What is expected
Repeat the material below exactly, with no pictures.

· · · · · · ·

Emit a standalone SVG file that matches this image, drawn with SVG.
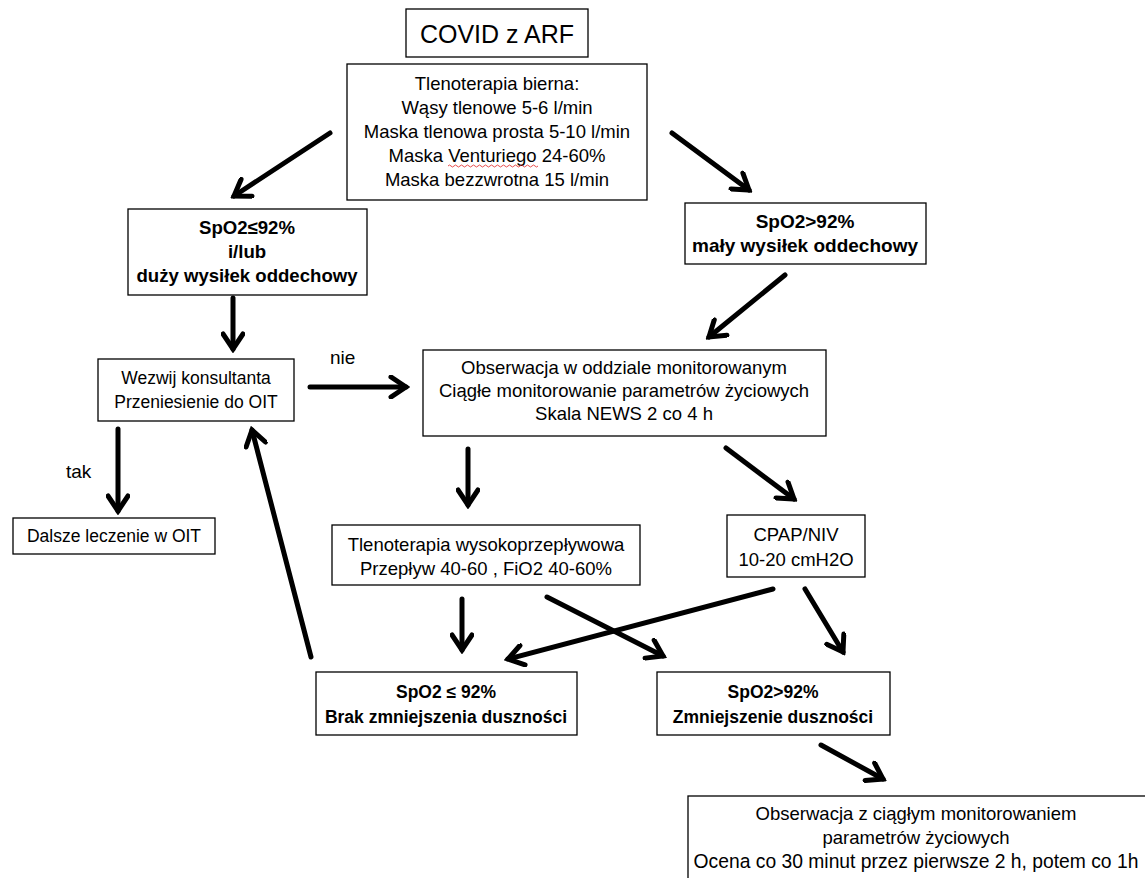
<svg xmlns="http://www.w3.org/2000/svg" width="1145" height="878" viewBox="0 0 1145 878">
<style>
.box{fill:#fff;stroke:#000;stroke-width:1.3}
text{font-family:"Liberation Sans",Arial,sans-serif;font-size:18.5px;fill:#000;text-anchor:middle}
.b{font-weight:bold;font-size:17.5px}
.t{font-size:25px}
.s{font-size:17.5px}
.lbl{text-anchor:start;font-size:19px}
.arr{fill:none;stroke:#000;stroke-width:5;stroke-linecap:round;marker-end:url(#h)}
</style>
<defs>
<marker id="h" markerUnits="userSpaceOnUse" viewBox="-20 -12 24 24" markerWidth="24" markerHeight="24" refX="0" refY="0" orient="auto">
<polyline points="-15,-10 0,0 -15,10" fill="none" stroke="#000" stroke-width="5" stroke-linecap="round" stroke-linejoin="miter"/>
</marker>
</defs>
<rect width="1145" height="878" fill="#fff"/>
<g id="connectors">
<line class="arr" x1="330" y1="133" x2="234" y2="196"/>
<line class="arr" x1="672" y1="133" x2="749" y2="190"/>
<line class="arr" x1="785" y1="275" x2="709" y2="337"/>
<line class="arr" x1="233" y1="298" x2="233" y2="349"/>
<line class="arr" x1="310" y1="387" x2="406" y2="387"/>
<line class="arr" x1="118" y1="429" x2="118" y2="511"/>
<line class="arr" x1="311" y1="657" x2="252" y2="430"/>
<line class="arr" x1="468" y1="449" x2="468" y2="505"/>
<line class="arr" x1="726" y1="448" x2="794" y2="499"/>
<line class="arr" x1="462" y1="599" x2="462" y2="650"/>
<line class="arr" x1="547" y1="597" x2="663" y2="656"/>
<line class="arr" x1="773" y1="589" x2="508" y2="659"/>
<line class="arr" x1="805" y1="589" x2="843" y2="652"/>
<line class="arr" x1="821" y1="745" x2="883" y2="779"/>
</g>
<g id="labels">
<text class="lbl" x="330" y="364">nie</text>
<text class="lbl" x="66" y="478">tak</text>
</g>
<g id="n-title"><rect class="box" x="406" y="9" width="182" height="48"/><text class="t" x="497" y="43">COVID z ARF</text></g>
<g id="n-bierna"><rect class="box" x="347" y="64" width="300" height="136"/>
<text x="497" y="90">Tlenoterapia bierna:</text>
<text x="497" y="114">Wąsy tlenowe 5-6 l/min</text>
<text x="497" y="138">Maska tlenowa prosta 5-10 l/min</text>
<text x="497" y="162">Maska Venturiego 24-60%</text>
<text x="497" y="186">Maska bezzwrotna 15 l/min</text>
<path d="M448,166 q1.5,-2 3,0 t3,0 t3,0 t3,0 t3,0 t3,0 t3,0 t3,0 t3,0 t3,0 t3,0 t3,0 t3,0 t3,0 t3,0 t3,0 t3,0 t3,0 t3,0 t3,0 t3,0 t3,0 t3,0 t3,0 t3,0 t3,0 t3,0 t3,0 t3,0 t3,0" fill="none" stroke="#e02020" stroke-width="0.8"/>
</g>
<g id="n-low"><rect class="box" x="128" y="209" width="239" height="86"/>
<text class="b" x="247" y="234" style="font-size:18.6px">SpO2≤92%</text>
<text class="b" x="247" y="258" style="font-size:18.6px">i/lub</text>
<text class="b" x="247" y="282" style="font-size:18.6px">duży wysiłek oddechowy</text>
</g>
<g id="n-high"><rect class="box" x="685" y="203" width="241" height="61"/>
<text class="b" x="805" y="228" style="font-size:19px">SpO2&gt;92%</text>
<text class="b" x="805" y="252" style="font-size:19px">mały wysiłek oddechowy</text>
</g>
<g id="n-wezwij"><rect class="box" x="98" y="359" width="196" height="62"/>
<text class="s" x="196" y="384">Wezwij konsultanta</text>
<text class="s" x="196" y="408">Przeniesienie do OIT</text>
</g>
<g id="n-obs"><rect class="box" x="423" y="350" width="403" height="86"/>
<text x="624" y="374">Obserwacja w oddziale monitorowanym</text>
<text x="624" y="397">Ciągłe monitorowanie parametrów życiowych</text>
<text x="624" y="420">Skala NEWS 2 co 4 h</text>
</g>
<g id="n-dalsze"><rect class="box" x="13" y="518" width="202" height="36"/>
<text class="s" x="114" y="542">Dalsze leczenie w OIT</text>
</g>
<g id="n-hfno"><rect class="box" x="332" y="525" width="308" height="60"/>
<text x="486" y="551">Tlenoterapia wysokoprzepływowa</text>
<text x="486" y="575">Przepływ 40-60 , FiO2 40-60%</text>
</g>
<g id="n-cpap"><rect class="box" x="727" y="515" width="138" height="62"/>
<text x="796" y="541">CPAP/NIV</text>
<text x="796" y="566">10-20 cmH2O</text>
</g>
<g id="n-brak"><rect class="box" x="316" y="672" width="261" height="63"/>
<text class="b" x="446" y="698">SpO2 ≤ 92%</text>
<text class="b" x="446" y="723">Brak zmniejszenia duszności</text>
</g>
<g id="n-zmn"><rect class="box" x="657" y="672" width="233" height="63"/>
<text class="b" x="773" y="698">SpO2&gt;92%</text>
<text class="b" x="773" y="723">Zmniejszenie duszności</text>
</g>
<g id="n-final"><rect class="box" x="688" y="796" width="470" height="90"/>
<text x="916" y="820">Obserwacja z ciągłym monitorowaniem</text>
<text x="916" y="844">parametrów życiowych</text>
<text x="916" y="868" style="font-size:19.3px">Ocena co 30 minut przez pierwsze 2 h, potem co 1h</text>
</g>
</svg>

· · · · · · ·

Result
Emit a standalone SVG file that matches this image, drawn with SVG.
<svg xmlns="http://www.w3.org/2000/svg" width="1145" height="878" viewBox="0 0 1145 878">
<style>
.box{fill:#fff;stroke:#000;stroke-width:1.3}
text{font-family:"Liberation Sans",Arial,sans-serif;font-size:18.5px;fill:#000;text-anchor:middle}
.b{font-weight:bold;font-size:17.5px}
.t{font-size:25px}
.s{font-size:17.5px}
.lbl{text-anchor:start;font-size:19px}
.arr{fill:none;stroke:#000;stroke-width:5;stroke-linecap:round;marker-end:url(#h)}
</style>
<defs>
<marker id="h" markerUnits="userSpaceOnUse" viewBox="-20 -12 24 24" markerWidth="24" markerHeight="24" refX="0" refY="0" orient="auto">
<polyline points="-15,-10 0,0 -15,10" fill="none" stroke="#000" stroke-width="5" stroke-linecap="round" stroke-linejoin="miter"/>
</marker>
</defs>
<rect width="1145" height="878" fill="#fff"/>
<g id="connectors">
<line class="arr" x1="330" y1="133" x2="234" y2="196"/>
<line class="arr" x1="672" y1="133" x2="749" y2="190"/>
<line class="arr" x1="785" y1="275" x2="709" y2="337"/>
<line class="arr" x1="233" y1="298" x2="233" y2="349"/>
<line class="arr" x1="310" y1="387" x2="406" y2="387"/>
<line class="arr" x1="118" y1="429" x2="118" y2="511"/>
<line class="arr" x1="311" y1="657" x2="252" y2="430"/>
<line class="arr" x1="468" y1="449" x2="468" y2="505"/>
<line class="arr" x1="726" y1="448" x2="794" y2="499"/>
<line class="arr" x1="462" y1="599" x2="462" y2="650"/>
<line class="arr" x1="547" y1="597" x2="663" y2="656"/>
<line class="arr" x1="773" y1="589" x2="508" y2="659"/>
<line class="arr" x1="805" y1="589" x2="843" y2="652"/>
<line class="arr" x1="821" y1="745" x2="883" y2="779"/>
</g>
<g id="labels">
<text class="lbl" x="330" y="364">nie</text>
<text class="lbl" x="66" y="478">tak</text>
</g>
<g id="n-title"><rect class="box" x="406" y="9" width="182" height="48"/><text class="t" x="497" y="43">COVID z ARF</text></g>
<g id="n-bierna"><rect class="box" x="347" y="64" width="300" height="136"/>
<text x="497" y="90">Tlenoterapia bierna:</text>
<text x="497" y="114">Wąsy tlenowe 5-6 l/min</text>
<text x="497" y="138">Maska tlenowa prosta 5-10 l/min</text>
<text x="497" y="162">Maska Venturiego 24-60%</text>
<text x="497" y="186">Maska bezzwrotna 15 l/min</text>
<path d="M448,166 q1.5,-2 3,0 t3,0 t3,0 t3,0 t3,0 t3,0 t3,0 t3,0 t3,0 t3,0 t3,0 t3,0 t3,0 t3,0 t3,0 t3,0 t3,0 t3,0 t3,0 t3,0 t3,0 t3,0 t3,0 t3,0 t3,0 t3,0 t3,0 t3,0 t3,0 t3,0" fill="none" stroke="#e02020" stroke-width="0.8"/>
</g>
<g id="n-low"><rect class="box" x="128" y="209" width="239" height="86"/>
<text class="b" x="247" y="234" style="font-size:18.6px">SpO2≤92%</text>
<text class="b" x="247" y="258" style="font-size:18.6px">i/lub</text>
<text class="b" x="247" y="282" style="font-size:18.6px">duży wysiłek oddechowy</text>
</g>
<g id="n-high"><rect class="box" x="685" y="203" width="241" height="61"/>
<text class="b" x="805" y="228" style="font-size:19px">SpO2&gt;92%</text>
<text class="b" x="805" y="252" style="font-size:19px">mały wysiłek oddechowy</text>
</g>
<g id="n-wezwij"><rect class="box" x="98" y="359" width="196" height="62"/>
<text class="s" x="196" y="384">Wezwij konsultanta</text>
<text class="s" x="196" y="408">Przeniesienie do OIT</text>
</g>
<g id="n-obs"><rect class="box" x="423" y="350" width="403" height="86"/>
<text x="624" y="374">Obserwacja w oddziale monitorowanym</text>
<text x="624" y="397">Ciągłe monitorowanie parametrów życiowych</text>
<text x="624" y="420">Skala NEWS 2 co 4 h</text>
</g>
<g id="n-dalsze"><rect class="box" x="13" y="518" width="202" height="36"/>
<text class="s" x="114" y="542">Dalsze leczenie w OIT</text>
</g>
<g id="n-hfno"><rect class="box" x="332" y="525" width="308" height="60"/>
<text x="486" y="551">Tlenoterapia wysokoprzepływowa</text>
<text x="486" y="575">Przepływ 40-60 , FiO2 40-60%</text>
</g>
<g id="n-cpap"><rect class="box" x="727" y="515" width="138" height="62"/>
<text x="796" y="541">CPAP/NIV</text>
<text x="796" y="566">10-20 cmH2O</text>
</g>
<g id="n-brak"><rect class="box" x="316" y="672" width="261" height="63"/>
<text class="b" x="446" y="698">SpO2 ≤ 92%</text>
<text class="b" x="446" y="723">Brak zmniejszenia duszności</text>
</g>
<g id="n-zmn"><rect class="box" x="657" y="672" width="233" height="63"/>
<text class="b" x="773" y="698">SpO2&gt;92%</text>
<text class="b" x="773" y="723">Zmniejszenie duszności</text>
</g>
<g id="n-final"><rect class="box" x="688" y="796" width="470" height="90"/>
<text x="916" y="820">Obserwacja z ciągłym monitorowaniem</text>
<text x="916" y="844">parametrów życiowych</text>
<text x="916" y="868" style="font-size:19.3px">Ocena co 30 minut przez pierwsze 2 h, potem co 1h</text>
</g>
</svg>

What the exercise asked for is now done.